Cependant, année commune, la France avait de quoi se nourrir, et quelquefois de quoi vendre. On se plaignit toujours (et il faut se plaindre pour qu’on vous suce un peu moins) ; mais la France, depuis 1661 jusqu’au commencement du XVIIIe siècle, fut au plus haut point de grandeur. Ce n’était pas la vente de son blé qui la rendait si puissante, c’était son excellent vin de Bourgogne, de Champagne, et de Bordeaux ; le débit de ses eaux-de-vie dans tout le Nord, de son huile, de ses fruits, de son sel, de ses toiles, de ses draps, des magnifiques étoffes de Lyon et même de Tours, de ses rubans, de ses modes de toute espèce ; enfin les progrès de l’industrie. Le pays est si bon, le peuple si laborieux, que la révocation de l’édit de Nantes ne put faire périr l’État. Il n’y a peut-être pas une preuve plus convaincante de sa force.
Le blé resta toujours à vil prix : la main-d’œuvre par conséquent ne fut pas chère ; le commerce prospéra, et on cria toujours contre la dureté du temps.
La nation ne mourut pas de la disette horrible de 1709 ; elle fut très-malade, mais elle réchappa. Nous ne parlons ici que du blé, qui manqua absolument ; il fallut que les Français en achetassent de leurs ennemis mêmes ; les Hollandais en fournirent seuls autant que les Turcs.
Quelques désastres que la France ait éprouvés, quelques succès qu’elle ait eus ; que les vignes aient gelé, ou qu’elles aient produit autant de grappes que dans la Jérusalem céleste, le prix du blé a toujours été assez uniforme, et, année commune, un setier de blé a toujours payé quatre paires de souliers depuis Charlemagne[1].
Vers l’an 1750, la nation, rassasiée de vers, de tragédies, de comédies, d’opéras, de romans, d’histoires romanesques, de réflexions morales plus romanesques encore, et de disputes théologiques sur la grâce et sur les convulsions, se mit enfin à raisonner sur les blés.
On oublia même les vignes pour ne parler que de froment et de seigle. On écrivit des choses utiles sur l’agriculture : tout le monde les lut, excepté les laboureurs. On supposa, au sortir de l’Opéra-Comique, que la France avait prodigieusement de blé à vendre. Enfin le cri de la nation obtint du gouvernement, en 1764, la liberté de l’exportation[2].

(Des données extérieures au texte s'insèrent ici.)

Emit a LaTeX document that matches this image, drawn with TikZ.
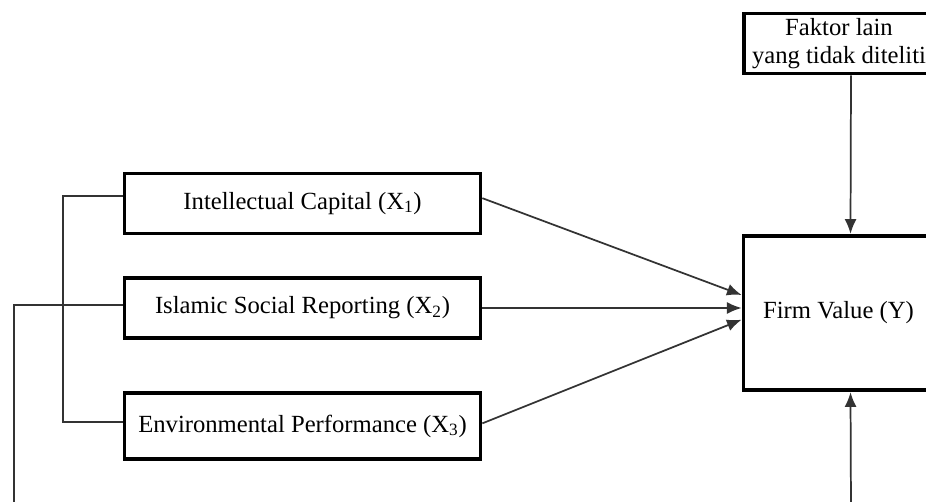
\documentclass[tikz,border=0pt]{standalone}
\usepackage{fontspec}
\setmainfont{Liberation Serif}
\usetikzlibrary{arrows.meta}
\begin{document}
\begin{tikzpicture}[x=0.75pt,y=-0.75pt,
	var/.style={draw,line width=2.8pt,minimum width=267pt,minimum height=45pt,inner sep=0pt,font=\fontsize{18.5}{21}\selectfont},
	link/.style={draw=black!80,line width=1.3pt},
	arr/.style={link,-{Latex[length=11pt,width=9pt]}}]
	\useasboundingbox (0,0) rectangle (926,501);
	\clip (0,0) rectangle (926,501);
	\node [var] (ic) at (302.5,203.5) {Intellectual Capital (X\textsubscript{1})};
	\node [var] (isr) at (302.5,308) {Islamic Social Reporting (X\textsubscript{2})};
	\node [var,minimum height=49pt] (ep) at (302.5,426) {Environmental Performance (X\textsubscript{3})};
	\node [var,minimum width=142.5pt,minimum height=116pt] (fv) at (838.5,313) {Firm Value (Y)};
	\node [var,minimum width=142.5pt,align=center] (lain) at (839,43.5) {Faktor lain\\yang tidak diteliti};
	\coordinate (bot) at (851,510);
	\coordinate (left) at (14,510);
	% arrows into Y
	\draw [arr] ([yshift=4pt]ic.east) -- ([yshift=13.5pt]fv.west);
	\draw [arr] (isr.east) -- ([yshift=3.75pt]fv.west);
	\draw [arr] ([yshift=2pt]ep.east) -- ([yshift=-5pt]fv.west);
	\draw [arr] ([xshift=9pt]lain.south) -- ([xshift=9pt]fv.north);
	\draw [arr] (bot) -- ([xshift=9pt]fv.south);
	% brackets on the left
	\draw [link] ([yshift=5.5pt]ic.west) -- ++(-60,0) |- ([yshift=3pt]ep.west);
	\draw [link] ([yshift=2.5pt]isr.west) -| (left);
\end{tikzpicture}
\end{document}
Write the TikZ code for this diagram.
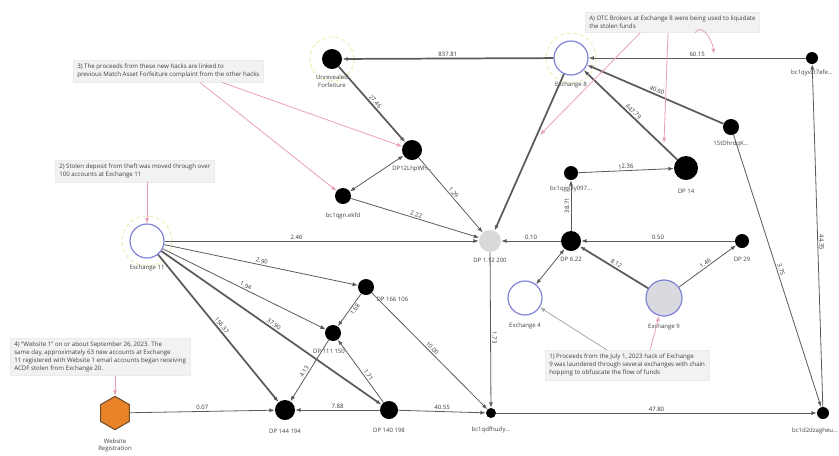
\documentclass[tikz,border=0pt]{standalone}
\usepackage{fontspec}
\setmainfont{Open Sans}
\usetikzlibrary{arrows.meta,shapes.geometric}
\definecolor{edgec}{HTML}{5A5A5A}
\definecolor{pinkl}{HTML}{E8A0B4}
\definecolor{exb}{HTML}{7F83D6}
\definecolor{haloc}{HTML}{F0EEB8}
\definecolor{hexo}{HTML}{E8832A}
\definecolor{notebg}{HTML}{F2F2F2}
\definecolor{gfill}{HTML}{D9D9DF}
\begin{document}
\begin{tikzpicture}[x=0.75pt,y=-0.75pt,
 dot/.style={circle,fill=black,inner sep=0pt,minimum size=#1},
 exc/.style={circle,draw=exb,line width=0.9pt,fill=white,inner sep=0pt,minimum size=25.5pt},
 nl/.style={font=\fontsize{4.5}{5.5}\selectfont,text=black!75,align=center},
 e/.style={draw=edgec,line width=0.6pt,-{Latex[length=4pt,width=3pt]}},
 et/.style={e,line width=1.3pt},
 el/.style={font=\fontsize{4.5}{5}\selectfont,sloped,above,inner sep=1pt,text=black!80},
 note/.style={fill=notebg,draw=black!8,font=\fontsize{4.6}{5.8}\selectfont,align=left,anchor=north west,inner sep=3pt,text=black!75},
 pk/.style={draw=pinkl,line width=0.6pt,-{Latex[length=4pt,width=3pt]}},
 halo/.style={draw=haloc,line width=0.8pt,dash pattern=on 3pt off 2pt}
]
\useasboundingbox (0,0) rectangle (839,455);

% halos
\draw[halo] (332,59) circle (22);
\draw[halo] (571,58) circle (25);
\draw[halo] (147,241) circle (25);

% nodes
\node[dot=15pt,label={[nl,label distance=1pt]below:Unrevealed\\Forfeiture}] (forf) at (332,59) {};
\node[exc,label={[nl,label distance=1pt]below:Exchange 8}] (ex8) at (571,58) {};
\node[dot=9pt,label={[nl,label distance=1pt]below:bc1qyvzt7efe...}] (yv) at (812,58) {};
\node[dot=12pt,label={[nl,label distance=1pt]below:15tDhrdqK...}] (td) at (731,127) {};
\node[dot=18pt,label={[nl,label distance=3pt]below:DP 14}] (dp14) at (686,168) {};
\node[dot=15pt,label={[nl,label distance=1pt]below:DP12LhpWh...}] (dp12) at (412,150) {};
\node[dot=12pt,label={[nl,label distance=3pt]below:bc1qgn.ekfd}] (gn) at (343,196) {};
\node[circle,fill=black!15,inner sep=0pt,minimum size=16.5pt,label={[nl,label distance=1pt]below:DP 1.12 200}] (dp112) at (490,241) {};
\node[dot=10.5pt,label={[nl,label distance=1pt]below:bc1qgg3y097...}] (gg) at (571,173) {};
\node[dot=15pt,label={[nl,label distance=1pt]below:DP 6.22}] (dp622) at (571,241) {};
\node[dot=10.5pt,label={[nl,label distance=3pt]below:DP 29}] (dp29) at (742,241) {};
\node[exc,label={[nl,label distance=2pt]below:Exchange 4}] (ex4) at (525,298) {};
\node[exc,fill=gfill,minimum size=27pt,label={[nl,label distance=2pt]below:Exchange 9}] (ex9) at (664,298) {};
\node[exc,label={[nl,label distance=1pt]below:Exchange 11}] (ex11) at (147,241) {};
\node[dot=12pt,label={[nl,label distance=0pt]below right:DP 166 106}] (dp166) at (366,287) {};
\node[dot=12pt,label={[nl,label distance=2pt,xshift=-3pt]below:DP 111 150}] (dp111) at (333,333) {};
\node[dot=15pt,label={[nl,label distance=3pt]below:DP 144 194}] (dp144) at (285,410) {};
\node[dot=13.5pt,label={[nl,label distance=3pt]below:DP 140 198}] (dp140) at (389,410) {};
\node[dot=7.5pt,label={[nl,label distance=3pt]below:bc1qdfhuzly...}] (bdf) at (491,413) {};
\node[dot=9pt,label={[nl,label distance=3pt,xshift=-6pt]below:bc1d2dzagheu...}] (bd2) at (823,413) {};
\node[regular polygon,regular polygon sides=6,shape border rotate=30,minimum size=25pt,inner sep=0pt,fill=hexo,draw=brown!60!black,line width=0.8pt,label={[nl,label distance=3pt]below:Website\\Registration}] (web) at (115,413) {};

% edges
\draw[et] (ex8) -- node[el]{837.81} (forf);
\draw[e] (yv) -- node[el]{60.15} (ex8);
\draw[e] (bd2) -- node[el,pos=0.48]{44.35} (yv);
\draw[et] (td) -- node[el]{40.60} (ex8);
\draw[e] (td) -- node[el]{3.75} (bd2);
\draw[et] (dp14) -- node[el]{447.79} (ex8);
\draw[et] (ex8) -- (dp112);
\draw[et] (forf) -- node[el]{27.46} (dp12);
\draw[e,{Latex[length=4pt,width=3pt]}-{Latex[length=4pt,width=3pt]}] (gn) -- (dp12);
\draw[e] (dp12) -- node[el]{1.29} (dp112);
\draw[e] (gn) -- node[el]{2.22} (dp112);
\draw[e] (ex11) -- node[el,pos=0.42]{2.46} (dp112);
\draw[e] (dp622) -- node[el]{0.10} (dp112);
\draw[e] (dp112) -- node[el,pos=0.55]{1.73} (bdf);
\draw[e] (dp622) -- node[el]{38.71} (gg);
\draw[e] (gg) -- node[el]{12.36} (dp14);
\draw[e] (dp29) -- node[el]{0.50} (dp622);
\draw[e,{Latex[length=4pt,width=3pt]}-{Latex[length=4pt,width=3pt]}] (dp622) -- (ex4);
\draw[et] (ex9) -- node[el]{8.12} (dp622);
\draw[e] (ex9) -- node[el]{1.46} (dp29);
\draw[e] (ex11) -- node[el]{2.90} (dp166);
\draw[e] (ex11) -- node[el]{1.94} (dp111);
\draw[et] (ex11) -- node[el]{156.37} (dp144);
\draw[et] (ex11) -- node[el]{37.90} (dp140);
\draw[e] (dp166) -- node[el,pos=0.4,below]{1.68} (dp111);
\draw[e] (dp166) -- node[el]{10.00} (bdf);
\draw[e] (dp111) -- node[el,pos=0.55]{4.13} (dp144);
\draw[e] (dp140) -- node[el,pos=0.4]{1.71} (dp111);
\draw[e] (dp140) -- node[el]{7.88} (dp144);
\draw[e] (dp140) -- node[el]{40.55} (bdf);
\draw[e] (web) -- node[el]{0.07} (dp144);
\draw[e] (bdf) -- node[el]{47.80} (bd2);

% notes
\node[note] (n3) at (73,60) {3) The proceeds from these new hacks are linked to\\previous Match Asset Forfeiture complaint from the other hacks};
\node[note] (nA) at (585,12) {A) OTC Brokers at Exchange 8 were being used to liquidate\\the stolen funds};
\node[note] (n2) at (55,160) {2) Stolen deposit from theft was moved through over\\100 accounts at Exchange 11};
\node[note] (n4) at (10,338) {4) ``Website 1'' on or about September 26, 2023. The\\same day, approximately 63 new accounts at Exchange\\11 registered with Website 1 email accounts began receiving\\ACDF stolen from Exchange 20.};
\node[note] (n1) at (545,350) {1) Proceeds from the July 1, 2023 hack of Exchange\\9 was laundered through several exchanges with chain\\hopping to obfuscate the flow of funds};

% annotation pointers
\coordinate (a1) at (540,135);
\coordinate (a2) at (664,143);
\coordinate (a3) at (714,54);
\draw[pk] (n3.south west) ++(127,0) -- (gn);
\draw[pk] (n3.south west) ++(149,0) -- (dp12);
\draw[pk] (nA.south west) ++(55,0) -- (a1);
\draw[pk] (nA.south west) ++(83,0) -- (a2);
\draw[pk] (nA.south west) ++(110,0) .. controls (700,22) and (712,38) .. (a3);
\draw[pk] (n2.south west) ++(92,0) -- (ex11);
\draw[pk] (n4.south west) ++(105,0) -- (web);
\draw[pk] (n1.north west) ++(105,0) -- (ex9);
\draw[pk,draw=black!35] (n1.north west) ++(62,0) -- (ex4);
\end{tikzpicture}
\end{document}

- ↑ Mais il y a eu souvent d’énormes différences d’une année à l’autre ; et c’est ce qui cause la misère du peuple, parce que les salaires n’augmentent pas à proportion. (K.)
- ↑ Cette liberté fut limitée ; il ne sortit que très-peu de blé, et bientôt les mauvaises récoltes rendirent toute exportation impossible. Il résulterait deux grands biens d’une liberté absolue de l’exportation : l’encouragement de l’agriculture, et une plus grande constance dans le prix du grain. (K).